ZB

Government announces light rail and second Mt Vic tunnel for Wellington

Author
Georgina Campbell, NZ Herald,
Publish Date
Wed, 29 Jun 2022, 9:18am

Government announces light rail and second Mt Vic tunnel for Wellington

Author
Georgina Campbell, NZ Herald,
Publish Date
Wed, 29 Jun 2022, 9:18am

The Government is moving ahead with a second Mt Victoria tunnel for Wellington and light rail running from the central railway station to Island Bay as its "preferred choice".

Upgrades will also be made to improve traffic flow at the Basin Reserve, which involves the extension of the Arras Tunnel.

This morning Finance Minister Grant Robertson and Transport Minister Michael Wood outlined the long-awaited decision on Let's Get Wellington Moving's (LGWM) big projects.

The second Mt Victoria tunnel will have two lanes for vehicles and two lanes for public transport. The existing tunnel will be transformed into one for walking and cycling.

It means there will be no additional lanes for cars through Mt Victoria.

Light rail to the city's southern suburbs was preferred due to the route's potential for new housing.

Robertson said this was a once-in-a-generation opportunity to shape Wellington's future, align transport and urban development, and help address the climate crisis by moving more people with fewer vehicles.

"Light rail will support more people living centrally, close to where they work, study and live their lives," he said.

Up to 80,000 more people are expected to be living within the city limits by 2050.

Today's announcement marks a significant milestone for the multi-billion-dollar project that has a reputation for anything but moving.

It is more than three years since then Transport Minister Phil Twyford "announced" the LGWM package.

Since then, a scathing review found the project was at risk of failing, the public has been consulted on four more options, and mass rapid transit is no longer about getting to the airport.

Following today's announcement, a detailed business case will be carried out.
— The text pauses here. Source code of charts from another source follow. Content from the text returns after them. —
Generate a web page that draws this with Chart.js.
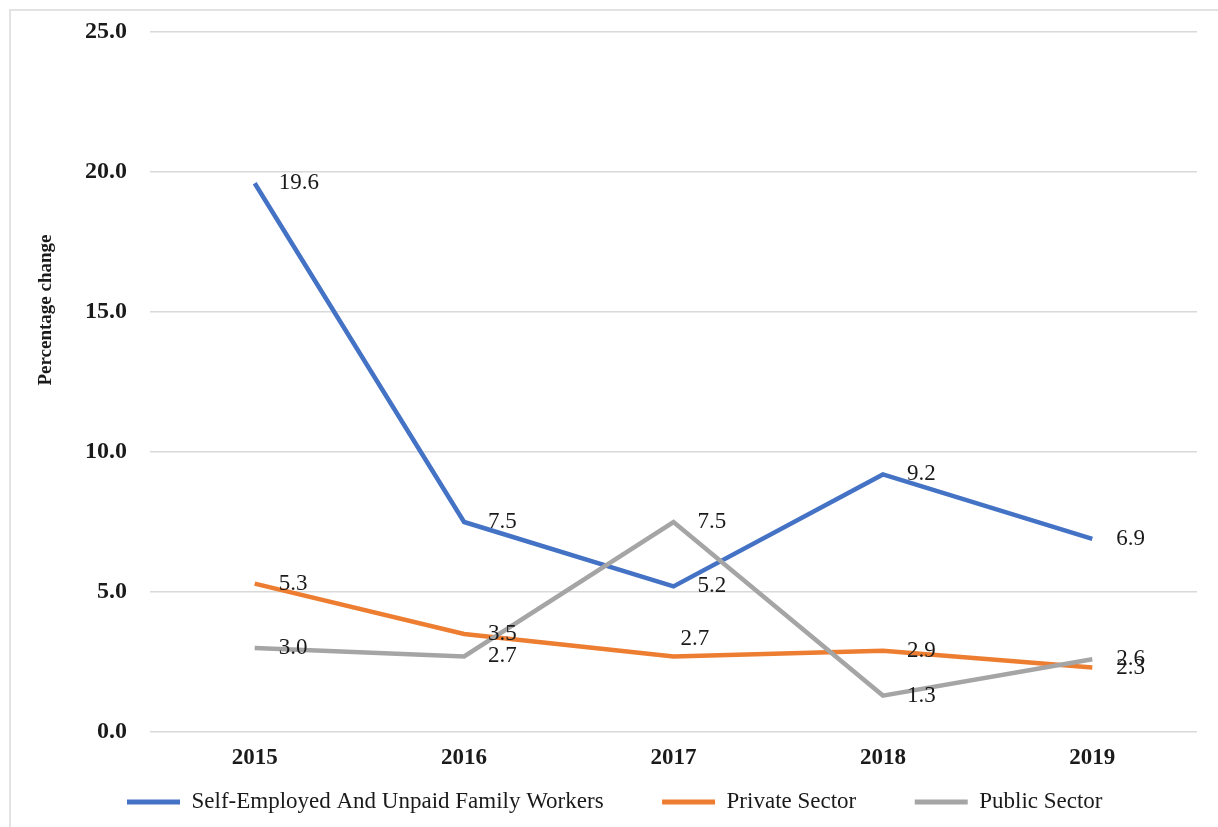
<!DOCTYPE html>
<html>
<head>
<meta charset="utf-8">
<script src="https://cdn.jsdelivr.net/npm/chart.js@4.4.0/dist/chart.umd.min.js"></script>
<style>
  html, body { margin: 0; padding: 0; background: #fff; overflow: hidden; }
  #wrap { position: relative; width: 1218px; height: 827px; overflow: hidden; }
  #frame { position: absolute; left: 9px; top: 9px; right: -20px; bottom: -20px; border: 2px solid #e2e2e2; }
  #c { position: absolute; left: 0; top: 0; }
</style>
</head>
<body>
<div id="wrap">
  <div id="frame"></div>
  <canvas id="c" width="1218" height="867"></canvas>
</div>
<script>
// ── Data ───────────────────────────────────────────────────────────────────
const YEARS = ['2015', '2016', '2017', '2018', '2019'];
const SELF_EMPLOYED = [19.6, 7.5, 5.2, 9.2, 6.9];
const PRIVATE_SECTOR = [5.3, 3.5, 2.7, 2.9, 2.3];
const PUBLIC_SECTOR = [3.0, 2.7, 7.5, 1.3, 2.6];
const Y_TICKS = [0, 5, 10, 15, 20, 25];

// where each value label goes: 'r' = right of the point, 'a' = above it
const LABEL_SPOTS = [
  ['r', 'r', 'r', 'r', 'r'],
  ['r', 'r', 'a', 'r', 'r'],
  ['r', 'r', 'r', 'r', 'r'],
];

// ── Styling ────────────────────────────────────────────────────────────────
const SERIF = "'Liberation Serif', 'Times New Roman', serif";
const TEXT_COLOR = '#1a1a1a';
const GRID_COLOR = '#d9d9d9';

// ── Plugins ────────────────────────────────────────────────────────────────
const valueLabels = {
  id: 'valueLabels',
  afterDatasetsDraw(chart) {
    const ctx = chart.ctx;
    ctx.save();
    ctx.font = `23px ${SERIF}`;
    ctx.fillStyle = TEXT_COLOR;
    ctx.textBaseline = 'middle';
    ctx.textAlign = 'left';
    chart.data.datasets.forEach((ds, di) => {
      chart.getDatasetMeta(di).data.forEach((pt, i) => {
        const txt = ds.data[i].toFixed(1);
        if (LABEL_SPOTS[di][i] === 'a') {
          ctx.fillText(txt, pt.x + 7, pt.y - 17);
        } else {
          ctx.fillText(txt, pt.x + 24, pt.y);
        }
      });
    });
    ctx.restore();
  }
};

const yTitle = {
  id: 'yTitle',
  afterDraw(chart) {
    const ctx = chart.ctx;
    ctx.save();
    ctx.translate(46, 310);
    ctx.rotate(-Math.PI / 2);
    ctx.font = `bold 19px ${SERIF}`;
    ctx.fillStyle = TEXT_COLOR;
    ctx.textAlign = 'center';
    ctx.textBaseline = 'middle';
    ctx.fillText('Percentage change', 0, 0);
    ctx.restore();
  }
};

// the legend padding is wide (item spacing), so pull the legend up over the x-axis band
const liftLegend = {
  id: 'liftLegend',
  afterLayout(chart) {
    const lg = chart.legend;
    if (!lg) return;
    const h = lg.bottom - lg.top;
    lg.top = chart.chartArea.bottom;
    lg.bottom = lg.top + h;
  }
};

// ── Chart ──────────────────────────────────────────────────────────────────
function series(label, data, color, order) {
  return {
    label, data, order,
    borderColor: color,
    backgroundColor: color,
    borderWidth: 4.5,
    pointRadius: 0,
    tension: 0,
  };
}

new Chart(document.getElementById('c'), {
  type: 'line',
  data: {
    labels: YEARS,
    datasets: [
      series('Self-Employed And Unpaid Family Workers', SELF_EMPLOYED, '#4472c4', 2),
      series('Private Sector', PRIVATE_SECTOR, '#ed7d31', 1),
      series('Public Sector', PUBLIC_SECTOR, '#a5a5a5', 0),
    ],
  },
  options: {
    responsive: false,
    animation: false,
    layout: { padding: { top: 32, right: 21, bottom: 3.5, left: 68.5 } },
    plugins: {
      tooltip: { enabled: false },
      legend: {
        position: 'bottom',
        align: 'start',
        labels: {
          color: TEXT_COLOR,
          font: { family: SERIF, size: 23 },
          boxWidth: 53,
          boxHeight: 5,
          padding: 58.5,
          sort: (a, b) => a.datasetIndex - b.datasetIndex,
          generateLabels: (chart) =>
            Chart.defaults.plugins.legend.labels.generateLabels(chart).map(it => ({ ...it, lineWidth: 0 })),
        },
      },
    },
    scales: {
      x: {
        offset: true,
        grid: { display: false, drawTicks: false },
        border: { display: false },
        ticks: { color: TEXT_COLOR, font: { family: SERIF, size: 23, weight: 'bold' }, padding: 12 },
        afterFit: (s) => { s.height = 40; },
      },
      y: {
        min: 0,
        max: 25,
        afterBuildTicks: (s) => { s.ticks = Y_TICKS.map(v => ({ value: v })); },
        grid: { color: GRID_COLOR, lineWidth: 1.5, drawTicks: false },
        border: { display: false },
        ticks: {
          color: TEXT_COLOR,
          font: { family: SERIF, size: 24, weight: 'bold' },
          padding: 23,
          callback: (v) => Number(v).toFixed(1),
        },
        afterFit: (s) => { s.width = 81.5; s.paddingTop = 0; s.paddingBottom = 0; },
      },
    },
  },
  plugins: [valueLabels, yTitle, liftLegend],
});
</script>
</body>
</html>
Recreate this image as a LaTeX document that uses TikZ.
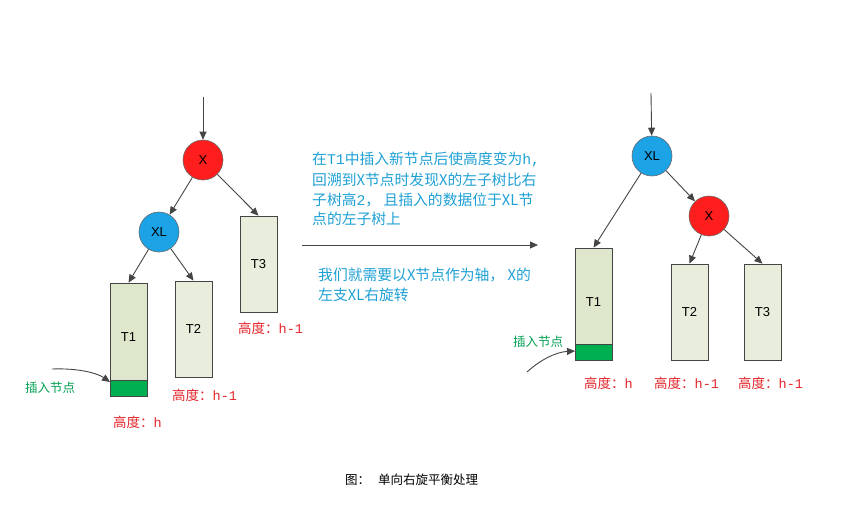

Other LGWM partners, including the city and regional councils, will also need to agree on the plan for that work to progress.

Wood said given the scale of the project, this business case would also consider the alternative option of bus rapid transit along the light rail route.

"This is a prudent step to take and ensure we can maintain momentum on the project."

Earlier this month the Herald reported the regional council had raised concerns about whether uncertain housing development forecasts could be relied on to justify light rail along the route.

Today's announcement confirms these concerns have been considered and an "off-ramp" has been built into the preferred option via bus rapid transit as a potential alternative.

It means the light rail at the heart of the scheme could be converted to cheaper bus rapid transit if the dwellings along the route and Wellington's growing population failed to justify a more costly, but more efficient, light rail.

Meanwhile, the Government has asked for options to fast-track progress and early works on its preferred LGWM option, with consideration to phasing options, Wood said.

"The data tells us that the costs of delaying this project for another decade will only see costs increase. Wellingtonians recognise the need for this investment, they want us to get on with it, and we are."

Other LGWM projects already underway include removing vehicles from the Golden Mile.

This will mean wider footpaths, dedicated bus lanes, and a safer and more pleasant place to walk, shop and dine.

Construction has started on a pedestrian crossing on State Highway 1 at Cobham Drive, after Wellington Airport dropped a legal battle opposing it.

Work on small intersection improvements in the central city has also started to make it easier for pedestrians to cross, and get to and from the waterfront.